Yes I did take it upon myself. And I still do. And yes, they do not see me as a lifeguard. They never did. And never will. In fact they don’t see ME.
“They don’t value you as a person but as a mean to an end“
This is so apparent in even the smallest ways. Before I came on this trip a few weeks ago (we are With 2 other couples, 6 people) my mom had asked who is going and what we will do. I had mentioned that it is a ski trip, but I will likely do yoga and relax during the day. She states oh yes skiing, other people liek your friends enjoy that.
No understanding that my husband himself is a huge ski lover, and I have enjoyed it since trying it too. She only sees herself. (WE) don’t ski. Not me. But her. She doesn’t know where she ends and I begin.
It was Infuriating during the wedding planning time (and mind you these details about wedding decor/ideas I could care less about- more the concepts). She would always interject if someone was asking: what color? Or what food? She would quickly say oh we don’t like that, we prefer this. Often I would look at her and say well that’s not true. YOU don’t like that. I and my HUSBAND do. She would not let this process for even a second (incapable of even allowing it to absorb). She would quickly deflect and say oh well I just thought this. Or make a silly statement.

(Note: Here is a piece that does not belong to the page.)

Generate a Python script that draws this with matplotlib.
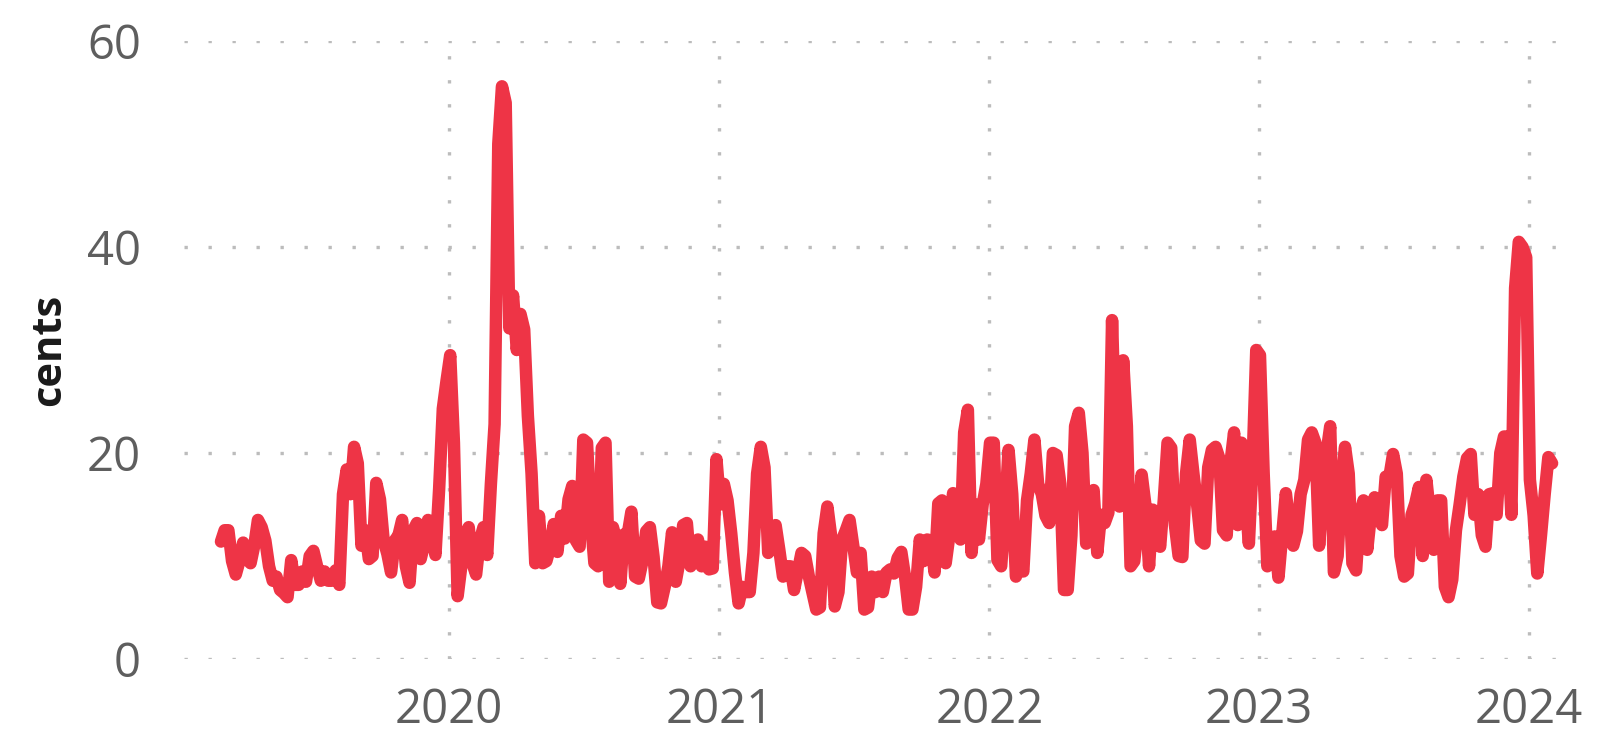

It happened so many times that it was so apparent to me (and my husband) that she is living life thinking I and others around her are puppets to get to her master decision/plan/outcome.
Funny thing is – if and when we do get there….It’s like it doesn’t even matter. For she is now onto the next thing. What an exhaustive way to live. Not for her. But for those around her. ME.
She doesn’t value me as a person, just a means to an end. Someone to make herself feel better about if she is feeling low. Someone to show off about if she feels Inadequate. And someone to put down when she wants to project misery.
Never to think what does calichica want? Well OF COURSE she wants X. That’s how she was raised.
And if she doesn’t want X anymore. It must be because someone brainwashed her to not want it. (Someone like her husband) because the daughter I know would always want and love X.
I had difficulty with this concept about a year ago because I believed her. I too thought, yes wow have u changed and become brainwashed? Do I no longer value things that I was raised to value. Oh no am I CHANGING?!!
Now I see:
1) I sometimes don’t even know what I truly want because it is so tainted by her voice and her lack of differentiation between her and I.
2) and so be it! Say I did Change and so did my preferences. I am allowed to. I can grow. And this isn’t a slap in her face. Growing and changing is beauty and life, it is not a direct disrespect on another (especially not a parent like her). How dare she try to inhibit my growth and make me feel guilty for growing in directions she can no longer understand or fathom. In directions that don’t SERVE her.